### Problem description
Take the material and output all of it exactly.

## START

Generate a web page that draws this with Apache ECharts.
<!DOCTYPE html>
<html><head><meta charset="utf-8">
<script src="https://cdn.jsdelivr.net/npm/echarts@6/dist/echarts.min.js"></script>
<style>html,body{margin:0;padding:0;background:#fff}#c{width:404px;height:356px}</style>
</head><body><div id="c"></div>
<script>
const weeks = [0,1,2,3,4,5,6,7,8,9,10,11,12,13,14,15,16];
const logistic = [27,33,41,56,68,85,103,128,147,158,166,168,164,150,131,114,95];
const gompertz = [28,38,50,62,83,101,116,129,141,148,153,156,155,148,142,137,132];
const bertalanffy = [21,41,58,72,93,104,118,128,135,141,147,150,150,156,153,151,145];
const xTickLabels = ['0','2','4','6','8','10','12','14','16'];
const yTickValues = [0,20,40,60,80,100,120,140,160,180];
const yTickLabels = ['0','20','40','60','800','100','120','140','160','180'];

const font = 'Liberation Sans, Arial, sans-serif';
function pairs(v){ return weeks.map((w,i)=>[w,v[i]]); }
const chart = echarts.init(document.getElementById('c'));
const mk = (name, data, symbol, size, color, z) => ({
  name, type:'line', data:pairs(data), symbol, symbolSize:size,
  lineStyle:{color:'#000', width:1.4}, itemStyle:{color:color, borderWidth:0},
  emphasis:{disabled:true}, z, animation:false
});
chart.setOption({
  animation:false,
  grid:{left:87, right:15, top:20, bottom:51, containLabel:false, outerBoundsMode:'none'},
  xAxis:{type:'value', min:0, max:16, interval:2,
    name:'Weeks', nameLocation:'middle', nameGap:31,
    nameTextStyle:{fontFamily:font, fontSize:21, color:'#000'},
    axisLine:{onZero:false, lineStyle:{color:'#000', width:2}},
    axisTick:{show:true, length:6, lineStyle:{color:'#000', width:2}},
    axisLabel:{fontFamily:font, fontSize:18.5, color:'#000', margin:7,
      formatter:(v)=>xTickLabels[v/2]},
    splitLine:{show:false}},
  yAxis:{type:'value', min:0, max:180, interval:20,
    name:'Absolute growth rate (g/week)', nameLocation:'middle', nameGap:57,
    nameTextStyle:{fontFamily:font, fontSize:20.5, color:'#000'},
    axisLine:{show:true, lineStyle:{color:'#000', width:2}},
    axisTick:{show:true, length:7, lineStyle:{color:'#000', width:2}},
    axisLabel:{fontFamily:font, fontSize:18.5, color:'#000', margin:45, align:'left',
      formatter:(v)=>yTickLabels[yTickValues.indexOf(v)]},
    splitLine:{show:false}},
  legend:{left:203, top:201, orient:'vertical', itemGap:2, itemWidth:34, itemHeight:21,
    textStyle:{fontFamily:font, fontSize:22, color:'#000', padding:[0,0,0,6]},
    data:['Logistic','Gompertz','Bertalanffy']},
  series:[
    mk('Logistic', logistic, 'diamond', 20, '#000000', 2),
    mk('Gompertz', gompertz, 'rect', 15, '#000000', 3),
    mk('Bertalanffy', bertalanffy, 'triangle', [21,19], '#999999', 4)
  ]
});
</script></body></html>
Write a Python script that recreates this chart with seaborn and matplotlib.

## END

### The response
Generate a web page that draws this with Apache ECharts.
<!DOCTYPE html>
<html><head><meta charset="utf-8">
<script src="https://cdn.jsdelivr.net/npm/echarts@6/dist/echarts.min.js"></script>
<style>html,body{margin:0;padding:0;background:#fff}#c{width:404px;height:356px}</style>
</head><body><div id="c"></div>
<script>
const weeks = [0,1,2,3,4,5,6,7,8,9,10,11,12,13,14,15,16];
const logistic = [27,33,41,56,68,85,103,128,147,158,166,168,164,150,131,114,95];
const gompertz = [28,38,50,62,83,101,116,129,141,148,153,156,155,148,142,137,132];
const bertalanffy = [21,41,58,72,93,104,118,128,135,141,147,150,150,156,153,151,145];
const xTickLabels = ['0','2','4','6','8','10','12','14','16'];
const yTickValues = [0,20,40,60,80,100,120,140,160,180];
const yTickLabels = ['0','20','40','60','800','100','120','140','160','180'];

const font = 'Liberation Sans, Arial, sans-serif';
function pairs(v){ return weeks.map((w,i)=>[w,v[i]]); }
const chart = echarts.init(document.getElementById('c'));
const mk = (name, data, symbol, size, color, z) => ({
  name, type:'line', data:pairs(data), symbol, symbolSize:size,
  lineStyle:{color:'#000', width:1.4}, itemStyle:{color:color, borderWidth:0},
  emphasis:{disabled:true}, z, animation:false
});
chart.setOption({
  animation:false,
  grid:{left:87, right:15, top:20, bottom:51, containLabel:false, outerBoundsMode:'none'},
  xAxis:{type:'value', min:0, max:16, interval:2,
    name:'Weeks', nameLocation:'middle', nameGap:31,
    nameTextStyle:{fontFamily:font, fontSize:21, color:'#000'},
    axisLine:{onZero:false, lineStyle:{color:'#000', width:2}},
    axisTick:{show:true, length:6, lineStyle:{color:'#000', width:2}},
    axisLabel:{fontFamily:font, fontSize:18.5, color:'#000', margin:7,
      formatter:(v)=>xTickLabels[v/2]},
    splitLine:{show:false}},
  yAxis:{type:'value', min:0, max:180, interval:20,
    name:'Absolute growth rate (g/week)', nameLocation:'middle', nameGap:57,
    nameTextStyle:{fontFamily:font, fontSize:20.5, color:'#000'},
    axisLine:{show:true, lineStyle:{color:'#000', width:2}},
    axisTick:{show:true, length:7, lineStyle:{color:'#000', width:2}},
    axisLabel:{fontFamily:font, fontSize:18.5, color:'#000', margin:45, align:'left',
      formatter:(v)=>yTickLabels[yTickValues.indexOf(v)]},
    splitLine:{show:false}},
  legend:{left:203, top:201, orient:'vertical', itemGap:2, itemWidth:34, itemHeight:21,
    textStyle:{fontFamily:font, fontSize:22, color:'#000', padding:[0,0,0,6]},
    data:['Logistic','Gompertz','Bertalanffy']},
  series:[
    mk('Logistic', logistic, 'diamond', 20, '#000000', 2),
    mk('Gompertz', gompertz, 'rect', 15, '#000000', 3),
    mk('Bertalanffy', bertalanffy, 'triangle', [21,19], '#999999', 4)
  ]
});
</script></body></html>
Write a Python script that recreates this chart with seaborn and matplotlib.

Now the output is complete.